Material shown -
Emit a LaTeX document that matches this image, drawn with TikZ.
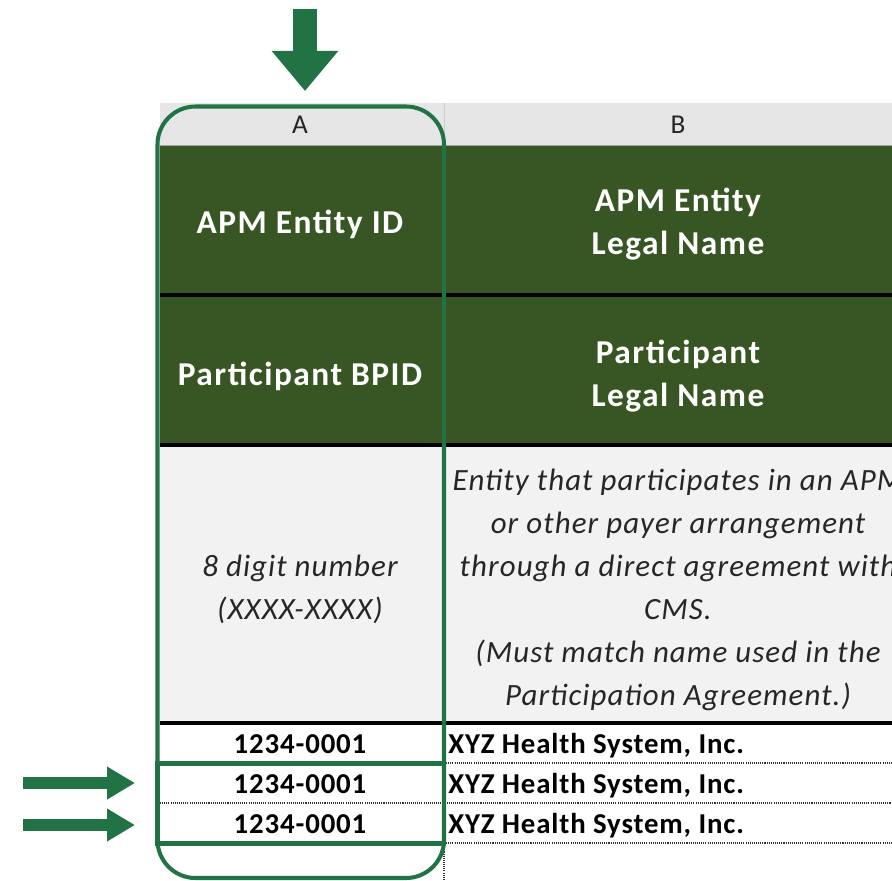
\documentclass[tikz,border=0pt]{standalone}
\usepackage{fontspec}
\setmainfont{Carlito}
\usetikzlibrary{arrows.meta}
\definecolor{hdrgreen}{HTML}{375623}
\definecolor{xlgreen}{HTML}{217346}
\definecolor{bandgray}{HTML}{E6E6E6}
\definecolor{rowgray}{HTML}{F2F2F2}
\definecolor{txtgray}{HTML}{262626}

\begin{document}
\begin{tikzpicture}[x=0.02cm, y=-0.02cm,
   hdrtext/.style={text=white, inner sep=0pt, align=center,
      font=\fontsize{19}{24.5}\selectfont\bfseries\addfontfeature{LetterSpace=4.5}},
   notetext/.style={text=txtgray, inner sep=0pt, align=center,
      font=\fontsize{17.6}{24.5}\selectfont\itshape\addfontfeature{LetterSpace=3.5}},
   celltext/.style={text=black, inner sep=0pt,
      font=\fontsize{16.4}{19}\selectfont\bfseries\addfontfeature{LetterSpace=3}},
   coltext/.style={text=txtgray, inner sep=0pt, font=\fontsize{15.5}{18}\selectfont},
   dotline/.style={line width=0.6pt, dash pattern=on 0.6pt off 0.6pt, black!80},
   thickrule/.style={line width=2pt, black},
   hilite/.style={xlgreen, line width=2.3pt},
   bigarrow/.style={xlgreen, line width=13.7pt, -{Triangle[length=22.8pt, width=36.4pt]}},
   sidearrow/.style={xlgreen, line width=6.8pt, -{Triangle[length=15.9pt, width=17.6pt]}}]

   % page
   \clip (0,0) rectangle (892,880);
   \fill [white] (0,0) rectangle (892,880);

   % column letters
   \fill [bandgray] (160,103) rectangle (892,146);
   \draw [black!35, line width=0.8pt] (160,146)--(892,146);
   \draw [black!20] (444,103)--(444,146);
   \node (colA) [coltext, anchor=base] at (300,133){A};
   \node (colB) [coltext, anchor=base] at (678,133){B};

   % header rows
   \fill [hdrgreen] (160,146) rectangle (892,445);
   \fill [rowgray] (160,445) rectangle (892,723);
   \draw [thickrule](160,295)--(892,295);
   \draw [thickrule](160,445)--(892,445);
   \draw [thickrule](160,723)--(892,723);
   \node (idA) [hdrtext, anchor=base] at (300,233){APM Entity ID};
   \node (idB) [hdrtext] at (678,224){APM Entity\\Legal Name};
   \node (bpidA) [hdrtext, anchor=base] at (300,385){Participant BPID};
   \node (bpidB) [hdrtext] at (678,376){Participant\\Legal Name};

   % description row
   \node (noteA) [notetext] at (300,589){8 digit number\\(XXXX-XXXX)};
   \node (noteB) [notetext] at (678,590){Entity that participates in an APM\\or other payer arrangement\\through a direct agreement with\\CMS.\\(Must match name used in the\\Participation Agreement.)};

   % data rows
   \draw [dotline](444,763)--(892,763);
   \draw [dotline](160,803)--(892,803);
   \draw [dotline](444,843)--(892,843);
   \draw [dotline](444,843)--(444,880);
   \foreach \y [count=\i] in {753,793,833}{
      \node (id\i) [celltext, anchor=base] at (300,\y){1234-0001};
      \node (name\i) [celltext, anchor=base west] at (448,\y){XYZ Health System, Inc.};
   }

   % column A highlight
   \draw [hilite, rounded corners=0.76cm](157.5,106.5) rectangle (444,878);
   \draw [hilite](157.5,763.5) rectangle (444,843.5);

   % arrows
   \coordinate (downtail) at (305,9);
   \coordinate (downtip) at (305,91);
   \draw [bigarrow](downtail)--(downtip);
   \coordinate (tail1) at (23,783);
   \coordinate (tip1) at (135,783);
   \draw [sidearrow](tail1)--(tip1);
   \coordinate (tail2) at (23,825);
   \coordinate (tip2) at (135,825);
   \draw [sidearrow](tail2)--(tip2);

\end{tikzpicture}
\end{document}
--
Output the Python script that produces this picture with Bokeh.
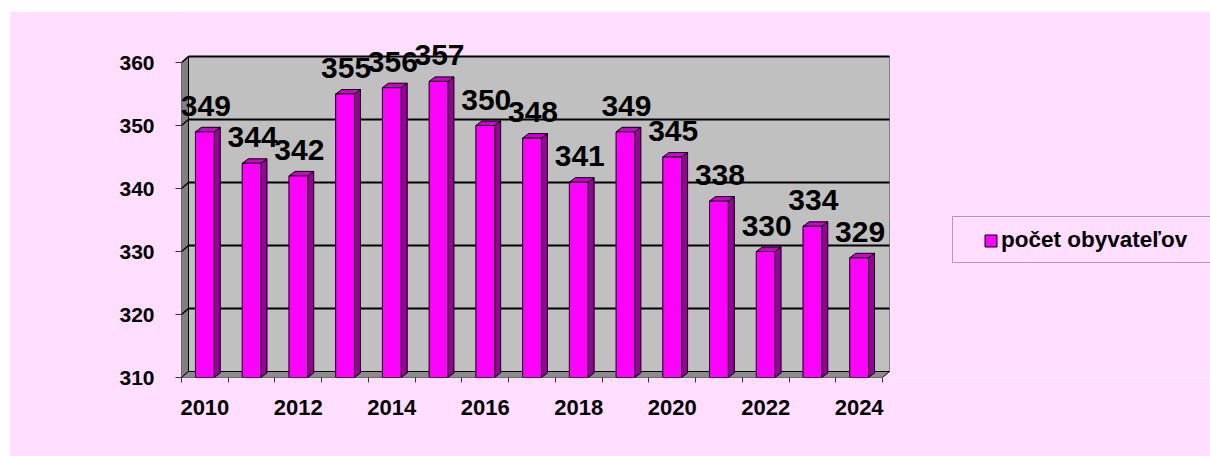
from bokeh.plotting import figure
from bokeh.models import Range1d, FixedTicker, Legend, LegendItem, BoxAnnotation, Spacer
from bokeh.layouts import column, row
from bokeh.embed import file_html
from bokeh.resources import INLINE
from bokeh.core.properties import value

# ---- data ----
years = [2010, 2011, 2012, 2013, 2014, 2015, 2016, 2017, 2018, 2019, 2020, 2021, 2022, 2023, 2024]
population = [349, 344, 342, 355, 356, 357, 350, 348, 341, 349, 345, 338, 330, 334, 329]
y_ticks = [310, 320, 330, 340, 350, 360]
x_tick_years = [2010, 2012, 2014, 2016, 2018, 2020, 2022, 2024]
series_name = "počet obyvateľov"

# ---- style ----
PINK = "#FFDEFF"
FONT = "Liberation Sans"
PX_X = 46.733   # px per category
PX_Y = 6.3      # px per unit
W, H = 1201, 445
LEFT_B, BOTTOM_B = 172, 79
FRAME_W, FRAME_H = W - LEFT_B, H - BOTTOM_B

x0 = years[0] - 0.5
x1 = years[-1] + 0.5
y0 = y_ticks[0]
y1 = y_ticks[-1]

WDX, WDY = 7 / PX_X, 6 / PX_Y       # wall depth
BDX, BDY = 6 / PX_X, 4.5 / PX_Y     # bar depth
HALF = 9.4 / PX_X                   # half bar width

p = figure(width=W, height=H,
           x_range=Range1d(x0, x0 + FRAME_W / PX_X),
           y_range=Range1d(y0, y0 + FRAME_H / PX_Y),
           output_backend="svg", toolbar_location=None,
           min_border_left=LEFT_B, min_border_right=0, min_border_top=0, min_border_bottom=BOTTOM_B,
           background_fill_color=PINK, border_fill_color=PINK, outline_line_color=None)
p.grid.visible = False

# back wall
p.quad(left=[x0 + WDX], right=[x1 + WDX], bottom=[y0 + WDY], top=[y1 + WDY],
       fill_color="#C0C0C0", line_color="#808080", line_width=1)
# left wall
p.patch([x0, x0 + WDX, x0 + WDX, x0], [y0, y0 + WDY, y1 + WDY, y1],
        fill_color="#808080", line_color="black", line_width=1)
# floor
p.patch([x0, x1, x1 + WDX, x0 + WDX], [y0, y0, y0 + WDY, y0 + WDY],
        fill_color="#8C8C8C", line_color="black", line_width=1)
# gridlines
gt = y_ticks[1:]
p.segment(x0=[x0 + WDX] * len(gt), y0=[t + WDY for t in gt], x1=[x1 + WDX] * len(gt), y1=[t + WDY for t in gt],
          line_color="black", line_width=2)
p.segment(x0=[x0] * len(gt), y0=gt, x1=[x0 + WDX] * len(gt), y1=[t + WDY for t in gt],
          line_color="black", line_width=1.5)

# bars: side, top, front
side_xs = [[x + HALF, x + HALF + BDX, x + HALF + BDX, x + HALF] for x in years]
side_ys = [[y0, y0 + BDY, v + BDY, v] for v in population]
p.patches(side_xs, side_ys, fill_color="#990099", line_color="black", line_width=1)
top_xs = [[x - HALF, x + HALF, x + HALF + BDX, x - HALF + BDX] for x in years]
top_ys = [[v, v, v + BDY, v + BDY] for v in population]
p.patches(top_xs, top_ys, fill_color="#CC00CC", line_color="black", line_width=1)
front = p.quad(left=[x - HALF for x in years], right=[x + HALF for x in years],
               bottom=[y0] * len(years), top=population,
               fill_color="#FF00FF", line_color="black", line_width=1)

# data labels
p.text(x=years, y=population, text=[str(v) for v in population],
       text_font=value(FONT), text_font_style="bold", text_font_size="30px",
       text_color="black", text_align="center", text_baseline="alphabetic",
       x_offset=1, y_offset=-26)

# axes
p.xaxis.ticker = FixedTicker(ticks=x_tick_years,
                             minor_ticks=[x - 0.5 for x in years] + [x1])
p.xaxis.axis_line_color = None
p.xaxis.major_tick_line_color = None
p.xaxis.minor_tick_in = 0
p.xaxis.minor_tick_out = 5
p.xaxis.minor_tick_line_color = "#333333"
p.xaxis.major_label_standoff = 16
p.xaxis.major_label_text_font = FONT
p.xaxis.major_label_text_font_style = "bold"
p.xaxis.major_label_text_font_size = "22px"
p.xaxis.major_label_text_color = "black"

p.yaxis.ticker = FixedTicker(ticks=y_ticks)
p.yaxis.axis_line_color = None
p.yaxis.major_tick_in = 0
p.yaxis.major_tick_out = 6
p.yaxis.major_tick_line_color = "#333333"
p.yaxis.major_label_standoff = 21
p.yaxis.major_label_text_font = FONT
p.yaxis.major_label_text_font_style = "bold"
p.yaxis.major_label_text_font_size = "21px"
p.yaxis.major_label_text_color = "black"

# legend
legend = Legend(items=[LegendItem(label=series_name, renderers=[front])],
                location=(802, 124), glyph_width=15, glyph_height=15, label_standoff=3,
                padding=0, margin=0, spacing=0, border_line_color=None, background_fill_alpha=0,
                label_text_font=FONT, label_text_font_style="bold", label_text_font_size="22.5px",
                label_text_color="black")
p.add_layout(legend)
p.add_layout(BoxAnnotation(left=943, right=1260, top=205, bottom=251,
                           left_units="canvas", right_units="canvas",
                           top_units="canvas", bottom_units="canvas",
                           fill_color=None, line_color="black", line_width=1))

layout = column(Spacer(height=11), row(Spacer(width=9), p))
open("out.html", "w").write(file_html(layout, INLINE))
---
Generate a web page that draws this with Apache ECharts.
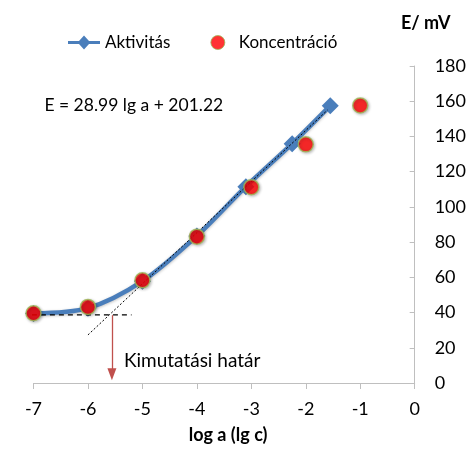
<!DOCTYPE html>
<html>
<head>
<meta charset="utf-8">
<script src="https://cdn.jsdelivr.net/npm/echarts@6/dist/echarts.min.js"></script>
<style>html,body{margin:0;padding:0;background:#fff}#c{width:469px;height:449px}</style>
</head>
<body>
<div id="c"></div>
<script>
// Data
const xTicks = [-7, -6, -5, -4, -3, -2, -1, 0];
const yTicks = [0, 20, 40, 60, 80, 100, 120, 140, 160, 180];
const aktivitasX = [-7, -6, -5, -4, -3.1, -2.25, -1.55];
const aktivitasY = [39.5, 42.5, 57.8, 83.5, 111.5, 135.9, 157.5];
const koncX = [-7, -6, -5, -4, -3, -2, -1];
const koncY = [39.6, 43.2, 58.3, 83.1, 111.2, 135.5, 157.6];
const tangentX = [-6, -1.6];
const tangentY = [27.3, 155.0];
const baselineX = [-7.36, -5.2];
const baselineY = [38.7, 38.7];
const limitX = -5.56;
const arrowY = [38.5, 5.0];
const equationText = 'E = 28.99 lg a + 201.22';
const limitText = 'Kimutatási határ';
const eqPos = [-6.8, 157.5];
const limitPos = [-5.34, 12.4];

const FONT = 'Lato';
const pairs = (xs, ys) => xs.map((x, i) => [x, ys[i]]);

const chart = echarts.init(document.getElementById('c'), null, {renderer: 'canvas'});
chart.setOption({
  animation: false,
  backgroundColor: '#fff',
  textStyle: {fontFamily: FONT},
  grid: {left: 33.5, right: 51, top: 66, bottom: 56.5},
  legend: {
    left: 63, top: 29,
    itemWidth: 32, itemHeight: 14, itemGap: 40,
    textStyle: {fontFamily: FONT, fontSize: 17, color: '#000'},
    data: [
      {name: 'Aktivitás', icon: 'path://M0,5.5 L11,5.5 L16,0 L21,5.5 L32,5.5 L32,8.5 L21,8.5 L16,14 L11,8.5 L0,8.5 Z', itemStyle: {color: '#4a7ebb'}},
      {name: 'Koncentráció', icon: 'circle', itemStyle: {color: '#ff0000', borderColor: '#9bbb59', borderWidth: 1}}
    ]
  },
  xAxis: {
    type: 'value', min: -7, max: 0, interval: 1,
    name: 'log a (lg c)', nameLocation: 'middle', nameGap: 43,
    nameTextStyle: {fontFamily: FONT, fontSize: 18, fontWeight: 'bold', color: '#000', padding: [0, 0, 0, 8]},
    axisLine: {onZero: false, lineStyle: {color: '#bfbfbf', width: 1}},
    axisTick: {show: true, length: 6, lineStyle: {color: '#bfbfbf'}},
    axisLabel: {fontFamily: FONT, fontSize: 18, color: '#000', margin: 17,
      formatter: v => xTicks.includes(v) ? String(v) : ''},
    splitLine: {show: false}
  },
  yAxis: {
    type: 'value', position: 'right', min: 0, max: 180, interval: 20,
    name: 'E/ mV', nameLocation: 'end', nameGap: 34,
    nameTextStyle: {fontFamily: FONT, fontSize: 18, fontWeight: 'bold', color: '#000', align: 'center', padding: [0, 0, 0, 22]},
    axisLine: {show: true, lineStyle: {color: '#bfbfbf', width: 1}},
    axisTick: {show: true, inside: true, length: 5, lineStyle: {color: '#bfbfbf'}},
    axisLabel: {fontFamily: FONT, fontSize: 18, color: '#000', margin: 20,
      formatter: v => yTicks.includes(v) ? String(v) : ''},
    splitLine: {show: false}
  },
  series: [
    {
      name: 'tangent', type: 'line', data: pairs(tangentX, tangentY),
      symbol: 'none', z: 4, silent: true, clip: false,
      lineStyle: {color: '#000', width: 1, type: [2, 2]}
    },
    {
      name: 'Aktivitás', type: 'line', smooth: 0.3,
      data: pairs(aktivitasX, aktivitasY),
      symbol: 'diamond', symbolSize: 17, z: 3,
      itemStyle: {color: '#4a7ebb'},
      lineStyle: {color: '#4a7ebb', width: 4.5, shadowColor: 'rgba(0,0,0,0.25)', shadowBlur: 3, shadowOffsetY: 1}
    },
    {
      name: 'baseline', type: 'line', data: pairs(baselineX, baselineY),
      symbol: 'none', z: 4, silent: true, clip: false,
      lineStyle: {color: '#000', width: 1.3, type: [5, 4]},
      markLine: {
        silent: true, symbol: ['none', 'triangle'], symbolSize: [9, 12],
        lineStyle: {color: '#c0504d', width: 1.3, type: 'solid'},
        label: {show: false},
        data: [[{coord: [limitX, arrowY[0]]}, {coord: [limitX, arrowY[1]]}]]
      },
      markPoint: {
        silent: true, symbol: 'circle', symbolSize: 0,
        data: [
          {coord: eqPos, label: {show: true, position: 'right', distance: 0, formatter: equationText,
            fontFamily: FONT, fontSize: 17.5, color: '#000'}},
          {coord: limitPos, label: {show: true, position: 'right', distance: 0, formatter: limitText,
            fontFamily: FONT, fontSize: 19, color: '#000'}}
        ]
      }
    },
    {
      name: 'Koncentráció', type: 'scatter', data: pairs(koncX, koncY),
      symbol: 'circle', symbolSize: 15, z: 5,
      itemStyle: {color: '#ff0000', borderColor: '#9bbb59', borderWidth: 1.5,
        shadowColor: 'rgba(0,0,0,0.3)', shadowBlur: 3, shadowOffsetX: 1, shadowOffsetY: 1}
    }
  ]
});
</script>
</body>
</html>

Task requirements - With the pictures removed from your copy, retype the lines above from the one that contains "Output the Python" through the one that contains "from bokeh.core.properties import value", exactly.

The completed task -
Output the Python script that produces this picture with Bokeh.
from bokeh.plotting import figure
from bokeh.models import Range1d, FixedTicker, Legend, LegendItem, BoxAnnotation, Spacer
from bokeh.layouts import column, row
from bokeh.embed import file_html
from bokeh.resources import INLINE
from bokeh.core.properties import value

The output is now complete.